§ **Problem to solve**
Gather up every line that includes the string "this".

§ **Material provided**
────────

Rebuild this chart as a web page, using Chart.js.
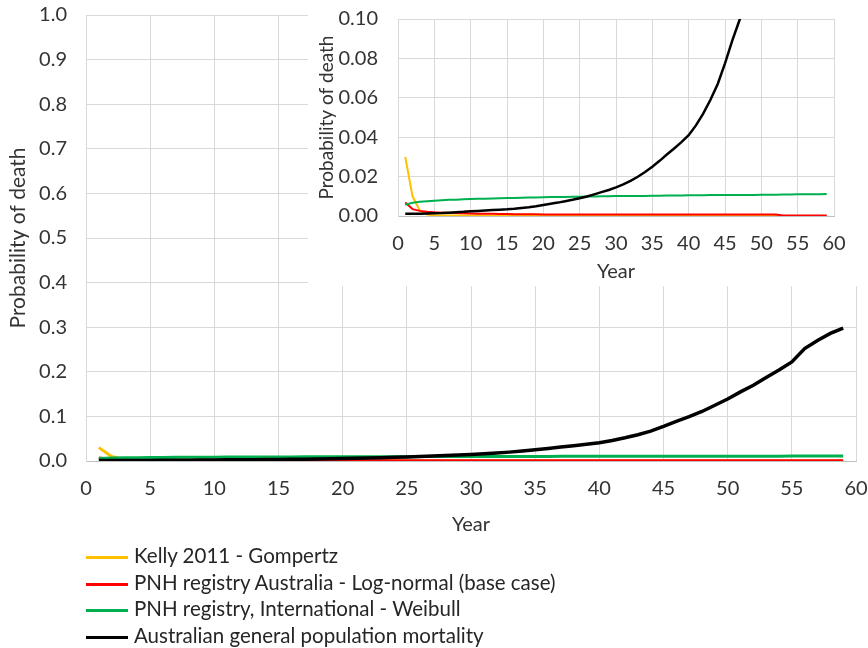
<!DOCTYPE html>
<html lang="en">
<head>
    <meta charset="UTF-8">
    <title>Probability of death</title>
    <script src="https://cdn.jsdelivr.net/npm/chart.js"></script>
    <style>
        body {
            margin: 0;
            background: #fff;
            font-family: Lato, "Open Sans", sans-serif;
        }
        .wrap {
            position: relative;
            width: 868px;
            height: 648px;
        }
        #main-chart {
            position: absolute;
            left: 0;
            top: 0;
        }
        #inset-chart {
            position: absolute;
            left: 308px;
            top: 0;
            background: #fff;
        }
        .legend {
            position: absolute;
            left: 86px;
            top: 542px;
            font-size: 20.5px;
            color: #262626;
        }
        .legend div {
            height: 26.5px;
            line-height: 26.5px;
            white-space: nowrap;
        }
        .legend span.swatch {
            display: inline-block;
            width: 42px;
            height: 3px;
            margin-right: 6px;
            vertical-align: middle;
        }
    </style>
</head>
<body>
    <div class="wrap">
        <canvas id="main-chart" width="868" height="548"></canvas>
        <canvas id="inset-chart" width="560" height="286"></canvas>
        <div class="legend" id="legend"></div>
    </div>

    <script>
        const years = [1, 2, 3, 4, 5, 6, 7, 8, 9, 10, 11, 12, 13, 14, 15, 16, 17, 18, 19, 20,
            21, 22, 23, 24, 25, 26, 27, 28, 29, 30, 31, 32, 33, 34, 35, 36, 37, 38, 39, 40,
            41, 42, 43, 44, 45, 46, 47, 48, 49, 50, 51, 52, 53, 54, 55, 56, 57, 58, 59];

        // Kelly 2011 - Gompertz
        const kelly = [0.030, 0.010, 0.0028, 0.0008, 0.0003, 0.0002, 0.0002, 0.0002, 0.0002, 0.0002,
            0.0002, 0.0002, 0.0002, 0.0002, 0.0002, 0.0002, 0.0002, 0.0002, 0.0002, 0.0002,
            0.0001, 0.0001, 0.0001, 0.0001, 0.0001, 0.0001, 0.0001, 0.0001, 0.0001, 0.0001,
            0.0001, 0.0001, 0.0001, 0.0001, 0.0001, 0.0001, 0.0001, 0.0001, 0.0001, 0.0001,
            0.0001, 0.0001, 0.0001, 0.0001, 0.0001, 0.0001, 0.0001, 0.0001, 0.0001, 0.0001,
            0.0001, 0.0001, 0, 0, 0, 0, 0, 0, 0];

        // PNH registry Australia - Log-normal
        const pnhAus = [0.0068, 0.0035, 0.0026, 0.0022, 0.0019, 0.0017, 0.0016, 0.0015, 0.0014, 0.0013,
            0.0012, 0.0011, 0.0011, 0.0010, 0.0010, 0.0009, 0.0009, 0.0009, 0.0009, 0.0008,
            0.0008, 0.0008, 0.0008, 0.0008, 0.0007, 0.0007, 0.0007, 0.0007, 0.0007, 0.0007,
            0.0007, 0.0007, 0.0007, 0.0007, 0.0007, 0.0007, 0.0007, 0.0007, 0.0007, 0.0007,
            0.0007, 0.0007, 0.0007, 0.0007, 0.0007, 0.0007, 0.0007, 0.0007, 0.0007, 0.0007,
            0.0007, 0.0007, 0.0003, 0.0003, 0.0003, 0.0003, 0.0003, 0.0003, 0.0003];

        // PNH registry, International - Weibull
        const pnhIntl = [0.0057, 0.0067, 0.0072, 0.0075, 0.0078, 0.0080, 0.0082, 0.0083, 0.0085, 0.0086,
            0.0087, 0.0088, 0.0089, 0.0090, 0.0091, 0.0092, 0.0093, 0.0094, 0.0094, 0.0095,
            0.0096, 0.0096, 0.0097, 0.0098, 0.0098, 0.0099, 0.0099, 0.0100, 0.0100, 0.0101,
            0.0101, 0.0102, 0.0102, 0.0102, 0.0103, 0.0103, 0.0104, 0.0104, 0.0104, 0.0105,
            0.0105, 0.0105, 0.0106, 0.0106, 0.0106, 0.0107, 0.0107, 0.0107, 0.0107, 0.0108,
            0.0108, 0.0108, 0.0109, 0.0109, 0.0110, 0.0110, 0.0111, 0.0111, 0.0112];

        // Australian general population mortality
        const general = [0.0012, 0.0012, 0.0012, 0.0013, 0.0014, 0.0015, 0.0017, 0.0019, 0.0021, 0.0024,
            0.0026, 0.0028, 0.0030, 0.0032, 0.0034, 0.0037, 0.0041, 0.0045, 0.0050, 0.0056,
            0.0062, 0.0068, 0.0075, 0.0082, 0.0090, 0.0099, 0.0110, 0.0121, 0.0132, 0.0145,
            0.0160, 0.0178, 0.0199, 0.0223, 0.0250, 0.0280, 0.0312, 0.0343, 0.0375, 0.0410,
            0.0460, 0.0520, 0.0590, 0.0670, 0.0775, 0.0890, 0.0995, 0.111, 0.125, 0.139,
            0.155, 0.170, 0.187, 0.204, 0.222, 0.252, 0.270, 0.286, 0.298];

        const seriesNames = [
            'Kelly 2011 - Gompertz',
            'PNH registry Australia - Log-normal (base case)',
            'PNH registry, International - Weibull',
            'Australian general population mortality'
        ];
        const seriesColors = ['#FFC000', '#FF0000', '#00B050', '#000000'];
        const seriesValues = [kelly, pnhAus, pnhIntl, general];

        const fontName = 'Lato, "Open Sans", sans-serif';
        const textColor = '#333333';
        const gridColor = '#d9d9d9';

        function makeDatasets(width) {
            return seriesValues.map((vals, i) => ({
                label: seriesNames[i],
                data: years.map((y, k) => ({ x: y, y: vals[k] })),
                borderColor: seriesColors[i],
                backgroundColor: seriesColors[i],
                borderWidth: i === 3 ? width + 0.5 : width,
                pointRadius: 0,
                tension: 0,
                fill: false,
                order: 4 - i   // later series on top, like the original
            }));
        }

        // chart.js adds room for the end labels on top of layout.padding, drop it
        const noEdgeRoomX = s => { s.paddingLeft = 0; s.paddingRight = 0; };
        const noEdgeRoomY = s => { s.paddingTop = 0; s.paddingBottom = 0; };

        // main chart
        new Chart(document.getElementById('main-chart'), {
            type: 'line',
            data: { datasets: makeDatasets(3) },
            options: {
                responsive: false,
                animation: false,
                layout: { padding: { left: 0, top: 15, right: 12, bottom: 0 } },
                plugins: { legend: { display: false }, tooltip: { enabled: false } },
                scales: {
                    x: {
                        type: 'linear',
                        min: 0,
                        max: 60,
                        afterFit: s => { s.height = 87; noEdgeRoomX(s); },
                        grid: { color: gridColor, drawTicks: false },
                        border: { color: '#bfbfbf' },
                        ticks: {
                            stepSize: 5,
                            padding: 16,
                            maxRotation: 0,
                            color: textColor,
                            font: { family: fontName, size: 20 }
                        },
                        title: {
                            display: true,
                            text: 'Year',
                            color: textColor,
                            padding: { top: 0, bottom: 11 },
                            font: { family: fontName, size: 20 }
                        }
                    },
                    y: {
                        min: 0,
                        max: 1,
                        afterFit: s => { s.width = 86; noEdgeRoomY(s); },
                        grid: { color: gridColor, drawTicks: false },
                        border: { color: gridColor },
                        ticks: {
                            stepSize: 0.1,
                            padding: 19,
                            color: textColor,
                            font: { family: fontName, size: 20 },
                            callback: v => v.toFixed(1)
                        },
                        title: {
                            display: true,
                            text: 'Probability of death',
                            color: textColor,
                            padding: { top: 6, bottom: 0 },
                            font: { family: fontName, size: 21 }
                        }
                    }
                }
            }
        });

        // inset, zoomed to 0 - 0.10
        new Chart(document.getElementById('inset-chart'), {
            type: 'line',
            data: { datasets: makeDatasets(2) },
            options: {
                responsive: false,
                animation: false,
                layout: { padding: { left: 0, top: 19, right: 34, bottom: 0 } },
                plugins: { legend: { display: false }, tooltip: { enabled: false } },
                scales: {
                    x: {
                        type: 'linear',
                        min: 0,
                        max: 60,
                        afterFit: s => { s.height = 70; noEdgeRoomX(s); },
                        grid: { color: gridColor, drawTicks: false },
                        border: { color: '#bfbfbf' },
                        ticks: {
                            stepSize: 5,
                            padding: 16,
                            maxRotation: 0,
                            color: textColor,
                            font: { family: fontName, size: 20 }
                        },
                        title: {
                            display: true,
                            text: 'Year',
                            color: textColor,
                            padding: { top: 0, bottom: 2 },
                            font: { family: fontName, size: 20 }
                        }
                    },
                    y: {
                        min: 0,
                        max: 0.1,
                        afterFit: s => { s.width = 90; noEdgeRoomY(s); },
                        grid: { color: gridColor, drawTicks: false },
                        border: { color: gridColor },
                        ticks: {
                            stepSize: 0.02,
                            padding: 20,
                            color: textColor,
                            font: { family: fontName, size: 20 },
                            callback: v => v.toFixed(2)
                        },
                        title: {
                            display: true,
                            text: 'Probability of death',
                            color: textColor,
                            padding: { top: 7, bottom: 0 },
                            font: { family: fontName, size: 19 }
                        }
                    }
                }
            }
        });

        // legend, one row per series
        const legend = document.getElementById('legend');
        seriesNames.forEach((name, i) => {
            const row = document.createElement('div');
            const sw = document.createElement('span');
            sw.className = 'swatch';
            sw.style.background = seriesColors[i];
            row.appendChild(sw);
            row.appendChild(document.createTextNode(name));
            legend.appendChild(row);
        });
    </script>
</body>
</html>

────────

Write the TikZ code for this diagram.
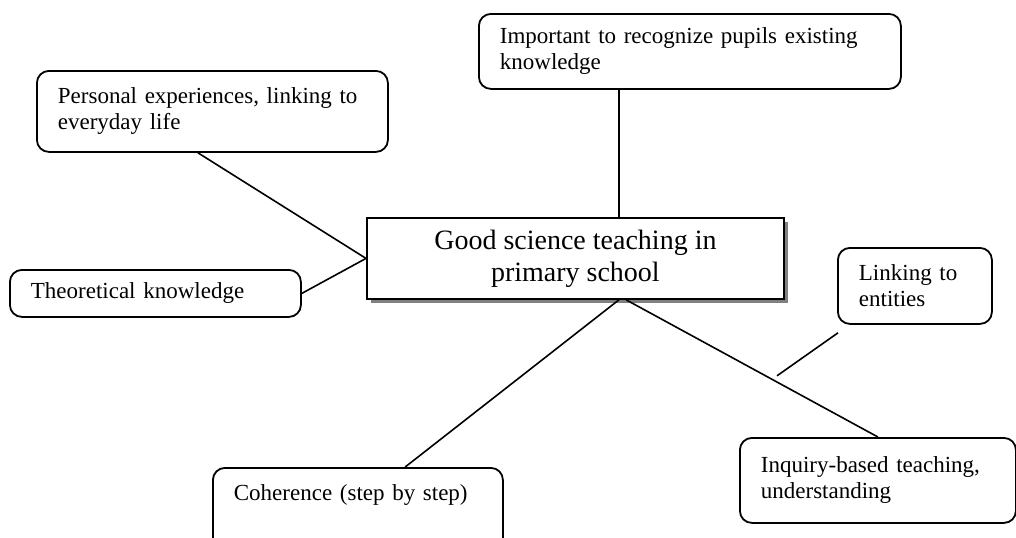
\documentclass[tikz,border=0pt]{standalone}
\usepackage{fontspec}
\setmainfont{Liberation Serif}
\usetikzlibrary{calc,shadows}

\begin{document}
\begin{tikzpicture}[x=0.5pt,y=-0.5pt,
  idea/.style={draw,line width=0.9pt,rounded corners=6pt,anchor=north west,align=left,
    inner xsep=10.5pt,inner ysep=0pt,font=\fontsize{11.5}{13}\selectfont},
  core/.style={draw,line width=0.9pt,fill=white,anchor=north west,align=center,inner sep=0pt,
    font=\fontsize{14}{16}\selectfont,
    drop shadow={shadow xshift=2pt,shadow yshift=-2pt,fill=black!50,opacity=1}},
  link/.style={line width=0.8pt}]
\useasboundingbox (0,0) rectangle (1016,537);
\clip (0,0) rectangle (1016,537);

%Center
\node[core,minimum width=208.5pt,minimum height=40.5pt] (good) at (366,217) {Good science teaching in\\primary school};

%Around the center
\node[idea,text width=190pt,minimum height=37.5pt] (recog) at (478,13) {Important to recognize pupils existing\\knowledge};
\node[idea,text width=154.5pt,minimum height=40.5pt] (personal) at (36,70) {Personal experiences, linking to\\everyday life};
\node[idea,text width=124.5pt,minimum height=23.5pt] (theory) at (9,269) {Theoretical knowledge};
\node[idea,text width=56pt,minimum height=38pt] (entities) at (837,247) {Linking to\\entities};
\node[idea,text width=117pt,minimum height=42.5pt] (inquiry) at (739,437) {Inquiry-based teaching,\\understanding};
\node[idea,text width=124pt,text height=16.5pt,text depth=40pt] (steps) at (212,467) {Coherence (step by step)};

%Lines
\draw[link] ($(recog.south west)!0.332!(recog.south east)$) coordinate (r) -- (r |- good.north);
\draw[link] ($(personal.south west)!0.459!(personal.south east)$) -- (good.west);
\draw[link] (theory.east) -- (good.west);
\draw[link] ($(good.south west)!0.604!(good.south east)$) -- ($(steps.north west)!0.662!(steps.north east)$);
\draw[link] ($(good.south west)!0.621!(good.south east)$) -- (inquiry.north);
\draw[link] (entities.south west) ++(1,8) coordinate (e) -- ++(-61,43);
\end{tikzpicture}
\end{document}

────────

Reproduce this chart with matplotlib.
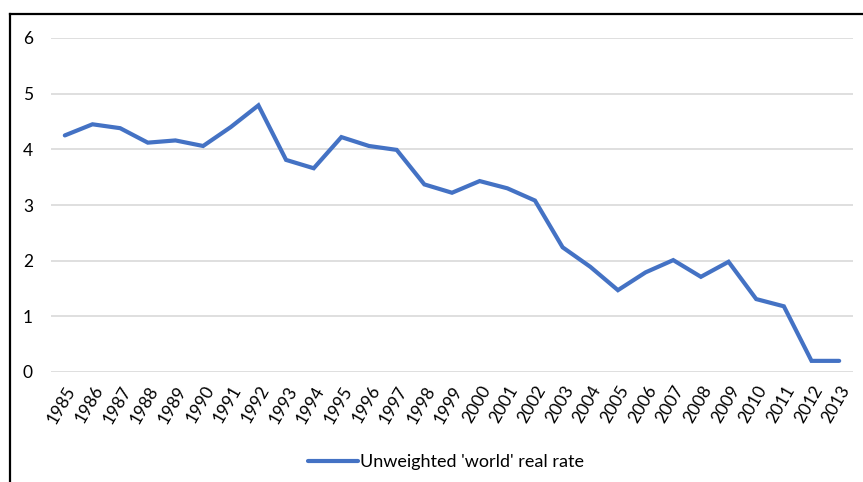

────────

§ **Problem solution**
Rebuild this chart as a web page, using Chart.js.
Write the TikZ code for this diagram.
Reproduce this chart with matplotlib.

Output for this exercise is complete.